*** Collected data ***

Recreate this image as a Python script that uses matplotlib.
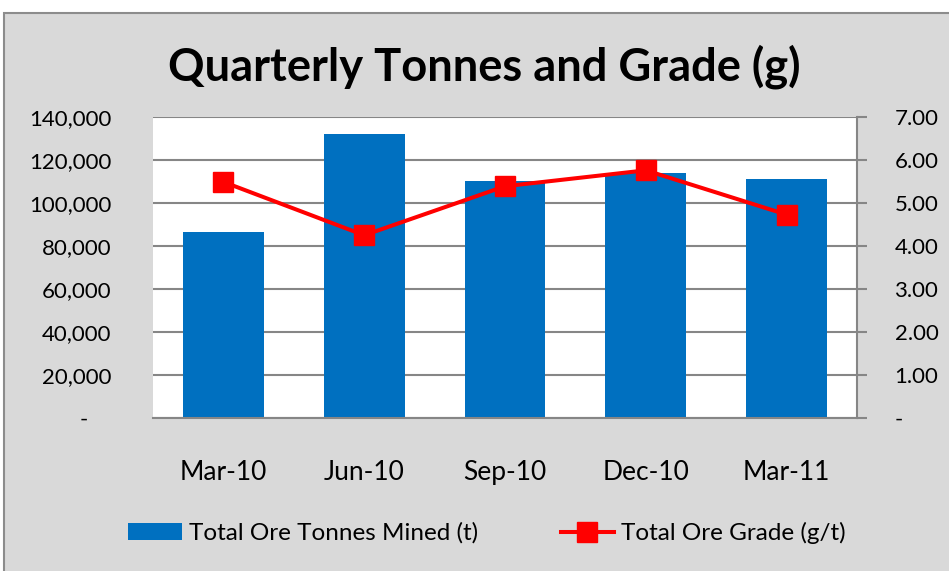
import matplotlib.pyplot as plt
from matplotlib.patches import Rectangle
from matplotlib.ticker import FuncFormatter, MultipleLocator
import numpy as np

plt.rcParams["font.family"] = ["Lato", "DejaVu Sans"]

quarters = ["Mar-10", "Jun-10", "Sep-10", "Dec-10", "Mar-11"]
tonnes_mined = [86300, 131900, 110300, 113900, 111100]
ore_grade = [5.49, 4.25, 5.39, 5.76, 4.73]

bar_color = "#0070c0"
line_color = "#ff0000"
grid_color = "#868686"

fig = plt.figure(figsize=(9.49, 5.71), dpi=100, facecolor="white")

# chart area background with grey border
fig.patches.append(Rectangle((4 / 949, -0.05), 1.0, 1 - 13 / 571 + 0.05,
                             transform=fig.transFigure, facecolor="#d9d9d9",
                             edgecolor="#8c8c8c", linewidth=1.5, zorder=-5))

ax = fig.add_axes([153 / 949, 1 - 418 / 571, 704 / 949, 301 / 571])
ax.set_facecolor("white")
x = np.arange(len(quarters))
ax.bar(x, tonnes_mined, width=0.573, color=bar_color, zorder=2,
       label="Total Ore Tonnes Mined (t)")
ax.set_xlim(-0.5, len(quarters) - 0.5)
ax.set_ylim(0, 140000)
ax.yaxis.set_major_locator(MultipleLocator(20000))
ax.yaxis.set_major_formatter(FuncFormatter(
    lambda v, p: "-    " if v == 0 else f"{int(v):,}"))
ax.grid(axis="y", color=grid_color, linewidth=1.5, zorder=1)
ax.set_axisbelow(True)
ax.tick_params(axis="y", length=0, pad=30, labelsize=16, colors="black")
ax.set_xticks(x)
ax.set_xticklabels(quarters)
ax.tick_params(axis="x", length=0, pad=30, labelsize=19)
for side in ["left", "top", "right"]:
    ax.spines[side].set_visible(False)
ax.spines["bottom"].set_color(grid_color)
ax.spines["bottom"].set_linewidth(1.5)

ax2 = ax.twinx()
ax2.plot(x, ore_grade, color=line_color, linewidth=2.9, marker="s",
         markersize=14.5, zorder=3, label="Total Ore Grade (g/t)")
ax2.set_ylim(0, 7)
ax2.yaxis.set_major_locator(MultipleLocator(1))
ax2.yaxis.set_major_formatter(FuncFormatter(
    lambda v, p: "-" if v == 0 else f"{v:.2f}"))
ax2.tick_params(axis="y", length=7, width=1.5, color=grid_color, pad=20,
                labelsize=16)
for side in ["left", "top", "bottom"]:
    ax2.spines[side].set_visible(False)
ax2.spines["right"].set_color(grid_color)
ax2.spines["right"].set_linewidth(1.5)

fig.text(484 / 949, 1 - 67 / 571, "Quarterly Tonnes and Grade (g)", ha="center",
         va="center", fontsize=32.6, fontweight="bold")

handles = [ax.containers[0], ax2.lines[0]]
labels = ["Total Ore Tonnes Mined (t)", "Total Ore Grade (g/t)"]
fig.legend(handles, labels, loc="center", bbox_to_anchor=(487 / 949, 1 - 533 / 571),
           ncol=2, frameon=False, fontsize=17.5, columnspacing=3.4,
           handlelength=2.2, handletextpad=0.3)

fig.savefig("out.png", dpi=100, facecolor=fig.get_facecolor())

***

Leave the pictures out, and print every line of the listing exactly as written.

Recreate this image as a Python script that uses matplotlib.
import matplotlib.pyplot as plt
from matplotlib.patches import Rectangle
from matplotlib.ticker import FuncFormatter, MultipleLocator
import numpy as np

plt.rcParams["font.family"] = ["Lato", "DejaVu Sans"]

quarters = ["Mar-10", "Jun-10", "Sep-10", "Dec-10", "Mar-11"]
tonnes_mined = [86300, 131900, 110300, 113900, 111100]
ore_grade = [5.49, 4.25, 5.39, 5.76, 4.73]

bar_color = "#0070c0"
line_color = "#ff0000"
grid_color = "#868686"

fig = plt.figure(figsize=(9.49, 5.71), dpi=100, facecolor="white")

# chart area background with grey border
fig.patches.append(Rectangle((4 / 949, -0.05), 1.0, 1 - 13 / 571 + 0.05,
                             transform=fig.transFigure, facecolor="#d9d9d9",
                             edgecolor="#8c8c8c", linewidth=1.5, zorder=-5))

ax = fig.add_axes([153 / 949, 1 - 418 / 571, 704 / 949, 301 / 571])
ax.set_facecolor("white")
x = np.arange(len(quarters))
ax.bar(x, tonnes_mined, width=0.573, color=bar_color, zorder=2,
       label="Total Ore Tonnes Mined (t)")
ax.set_xlim(-0.5, len(quarters) - 0.5)
ax.set_ylim(0, 140000)
ax.yaxis.set_major_locator(MultipleLocator(20000))
ax.yaxis.set_major_formatter(FuncFormatter(
    lambda v, p: "-    " if v == 0 else f"{int(v):,}"))
ax.grid(axis="y", color=grid_color, linewidth=1.5, zorder=1)
ax.set_axisbelow(True)
ax.tick_params(axis="y", length=0, pad=30, labelsize=16, colors="black")
ax.set_xticks(x)
ax.set_xticklabels(quarters)
ax.tick_params(axis="x", length=0, pad=30, labelsize=19)
for side in ["left", "top", "right"]:
    ax.spines[side].set_visible(False)
ax.spines["bottom"].set_color(grid_color)
ax.spines["bottom"].set_linewidth(1.5)

ax2 = ax.twinx()
ax2.plot(x, ore_grade, color=line_color, linewidth=2.9, marker="s",
         markersize=14.5, zorder=3, label="Total Ore Grade (g/t)")
ax2.set_ylim(0, 7)
ax2.yaxis.set_major_locator(MultipleLocator(1))
ax2.yaxis.set_major_formatter(FuncFormatter(
    lambda v, p: "-" if v == 0 else f"{v:.2f}"))
ax2.tick_params(axis="y", length=7, width=1.5, color=grid_color, pad=20,
                labelsize=16)
for side in ["left", "top", "bottom"]:
    ax2.spines[side].set_visible(False)
ax2.spines["right"].set_color(grid_color)
ax2.spines["right"].set_linewidth(1.5)

fig.text(484 / 949, 1 - 67 / 571, "Quarterly Tonnes and Grade (g)", ha="center",
         va="center", fontsize=32.6, fontweight="bold")

handles = [ax.containers[0], ax2.lines[0]]
labels = ["Total Ore Tonnes Mined (t)", "Total Ore Grade (g/t)"]
fig.legend(handles, labels, loc="center", bbox_to_anchor=(487 / 949, 1 - 533 / 571),
           ncol=2, frameon=False, fontsize=17.5, columnspacing=3.4,
           handlelength=2.2, handletextpad=0.3)

fig.savefig("out.png", dpi=100, facecolor=fig.get_facecolor())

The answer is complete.